Of course, seed starting also has plenty of drawbacks. It requires time and effort. You’ll need to watch your plants for signs of distress and work to ensure they have everything they need (light, water, nutrients, and room to grow).
While seed starting setup costs vary significantly, there’s some initial investment required. Though, it’s easy to start seeds on a budget.
The risk of failure is probably the biggest potential drawback, but I’m of the option that failure is the best way to learn!
Benefits of purchasing from a nursery
I think buying from a nursery has its pros, especially if you’re just starting and plan to work in a small space. Buying a handful of plants isn’t much more expensive than starting a shelving unit full of seeds.
- Plant availability. While you have a lot more variety at your fingertips when starting from seed, you’ll find hard-to-grow plants at your nursery. Things like asparagus, fruit bushes, and fruit trees are tough to grow from seed but are readily available at local nurseries.

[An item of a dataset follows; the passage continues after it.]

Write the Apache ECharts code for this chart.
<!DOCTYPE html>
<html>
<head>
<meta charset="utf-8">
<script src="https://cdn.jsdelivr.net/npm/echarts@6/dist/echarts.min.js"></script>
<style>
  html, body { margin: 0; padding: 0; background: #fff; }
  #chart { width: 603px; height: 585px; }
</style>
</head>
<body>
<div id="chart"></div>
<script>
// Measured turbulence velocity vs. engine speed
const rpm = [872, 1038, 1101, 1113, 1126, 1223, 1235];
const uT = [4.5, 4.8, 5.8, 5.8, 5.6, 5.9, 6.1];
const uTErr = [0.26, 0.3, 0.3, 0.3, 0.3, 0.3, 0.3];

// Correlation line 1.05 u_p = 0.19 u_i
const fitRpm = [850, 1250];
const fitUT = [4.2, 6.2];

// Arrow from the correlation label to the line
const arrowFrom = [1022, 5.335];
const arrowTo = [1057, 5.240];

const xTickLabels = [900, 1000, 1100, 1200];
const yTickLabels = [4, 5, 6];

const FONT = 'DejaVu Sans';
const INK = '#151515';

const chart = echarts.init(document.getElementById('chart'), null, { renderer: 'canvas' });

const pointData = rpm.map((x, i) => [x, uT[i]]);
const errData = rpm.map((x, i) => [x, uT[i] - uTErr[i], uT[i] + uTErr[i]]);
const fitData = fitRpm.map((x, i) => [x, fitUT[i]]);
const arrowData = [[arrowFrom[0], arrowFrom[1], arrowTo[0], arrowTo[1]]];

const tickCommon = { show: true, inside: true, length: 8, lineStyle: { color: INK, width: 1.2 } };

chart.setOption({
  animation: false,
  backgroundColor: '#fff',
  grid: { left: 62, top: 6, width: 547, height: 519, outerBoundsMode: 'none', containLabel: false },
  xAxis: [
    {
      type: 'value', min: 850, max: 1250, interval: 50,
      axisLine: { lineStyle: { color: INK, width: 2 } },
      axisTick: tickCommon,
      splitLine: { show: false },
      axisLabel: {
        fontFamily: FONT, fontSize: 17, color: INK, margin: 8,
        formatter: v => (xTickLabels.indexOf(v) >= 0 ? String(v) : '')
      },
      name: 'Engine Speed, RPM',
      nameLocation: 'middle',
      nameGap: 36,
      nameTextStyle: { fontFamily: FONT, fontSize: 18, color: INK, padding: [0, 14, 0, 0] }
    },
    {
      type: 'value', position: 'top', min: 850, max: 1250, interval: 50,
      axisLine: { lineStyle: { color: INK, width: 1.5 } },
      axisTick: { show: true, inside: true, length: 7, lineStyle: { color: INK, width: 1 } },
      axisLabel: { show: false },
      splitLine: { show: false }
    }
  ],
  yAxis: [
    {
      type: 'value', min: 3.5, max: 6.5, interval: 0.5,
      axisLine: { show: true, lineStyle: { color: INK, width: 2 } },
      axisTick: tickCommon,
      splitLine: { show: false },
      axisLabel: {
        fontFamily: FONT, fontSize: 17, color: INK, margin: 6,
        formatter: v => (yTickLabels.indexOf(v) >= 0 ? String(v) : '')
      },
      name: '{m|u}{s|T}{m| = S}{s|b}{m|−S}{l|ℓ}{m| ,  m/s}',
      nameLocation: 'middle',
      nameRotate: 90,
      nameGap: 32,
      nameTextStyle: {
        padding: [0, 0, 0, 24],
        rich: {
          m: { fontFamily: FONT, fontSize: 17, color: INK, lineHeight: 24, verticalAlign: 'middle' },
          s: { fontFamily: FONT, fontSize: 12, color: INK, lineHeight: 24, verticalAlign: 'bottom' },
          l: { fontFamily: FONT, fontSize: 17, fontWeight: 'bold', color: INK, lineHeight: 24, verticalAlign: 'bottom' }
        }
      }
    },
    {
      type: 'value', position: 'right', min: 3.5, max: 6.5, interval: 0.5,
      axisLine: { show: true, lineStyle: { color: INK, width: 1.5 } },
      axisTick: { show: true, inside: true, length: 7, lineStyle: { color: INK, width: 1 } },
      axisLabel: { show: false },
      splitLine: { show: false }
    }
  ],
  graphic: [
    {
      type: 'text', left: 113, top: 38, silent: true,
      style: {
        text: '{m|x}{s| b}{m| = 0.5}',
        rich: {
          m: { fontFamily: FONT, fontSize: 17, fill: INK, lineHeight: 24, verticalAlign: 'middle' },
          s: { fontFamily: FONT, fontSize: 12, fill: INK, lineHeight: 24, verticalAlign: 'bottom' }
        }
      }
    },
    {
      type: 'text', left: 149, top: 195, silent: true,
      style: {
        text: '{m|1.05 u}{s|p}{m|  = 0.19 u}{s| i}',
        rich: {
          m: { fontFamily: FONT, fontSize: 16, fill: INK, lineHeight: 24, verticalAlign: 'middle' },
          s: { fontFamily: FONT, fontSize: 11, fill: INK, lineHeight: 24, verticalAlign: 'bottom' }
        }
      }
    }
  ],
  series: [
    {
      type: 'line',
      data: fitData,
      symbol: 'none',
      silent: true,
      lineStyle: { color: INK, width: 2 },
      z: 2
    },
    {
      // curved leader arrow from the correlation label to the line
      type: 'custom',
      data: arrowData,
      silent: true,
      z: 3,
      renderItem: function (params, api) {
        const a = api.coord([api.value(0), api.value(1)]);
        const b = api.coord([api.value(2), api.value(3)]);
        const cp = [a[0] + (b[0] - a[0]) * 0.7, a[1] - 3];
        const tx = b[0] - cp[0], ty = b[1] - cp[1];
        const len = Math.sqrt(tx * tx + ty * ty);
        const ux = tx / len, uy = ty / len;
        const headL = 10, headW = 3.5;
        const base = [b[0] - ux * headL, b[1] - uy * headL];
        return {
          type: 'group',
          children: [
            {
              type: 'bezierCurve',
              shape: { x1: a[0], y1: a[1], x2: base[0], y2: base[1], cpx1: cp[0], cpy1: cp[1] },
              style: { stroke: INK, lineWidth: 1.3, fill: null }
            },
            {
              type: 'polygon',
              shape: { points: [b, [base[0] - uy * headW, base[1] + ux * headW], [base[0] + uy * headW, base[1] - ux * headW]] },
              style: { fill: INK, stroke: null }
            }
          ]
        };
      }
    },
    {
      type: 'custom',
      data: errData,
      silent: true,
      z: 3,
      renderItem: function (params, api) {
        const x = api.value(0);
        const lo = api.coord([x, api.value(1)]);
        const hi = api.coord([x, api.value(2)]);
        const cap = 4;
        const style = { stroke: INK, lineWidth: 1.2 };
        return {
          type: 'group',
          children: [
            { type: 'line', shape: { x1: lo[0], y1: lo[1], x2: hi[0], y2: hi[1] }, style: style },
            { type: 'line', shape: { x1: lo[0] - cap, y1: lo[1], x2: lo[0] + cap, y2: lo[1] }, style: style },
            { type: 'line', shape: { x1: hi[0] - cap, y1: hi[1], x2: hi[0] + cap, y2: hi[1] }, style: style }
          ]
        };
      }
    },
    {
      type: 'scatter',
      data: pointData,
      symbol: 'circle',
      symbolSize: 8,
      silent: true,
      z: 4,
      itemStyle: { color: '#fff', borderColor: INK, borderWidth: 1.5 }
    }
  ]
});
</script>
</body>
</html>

- Simplicity. If you’re a busy person, the time required to take care of seedlings is something to consider. Buying from a nursery is easy and requires minimal effort.
- Questions answered. At specialized nurseries, the staff is available to answer all of your questions, which is super useful if you’re totally new to gardening.
Of course, there’s no reason you can’t do both! Last year, contaminated soil mix caused most of my seedlings to die, and I was left with only a handful of viable starts. I ended up buying a bunch of plants at my local nursery to make up for my devastating loss.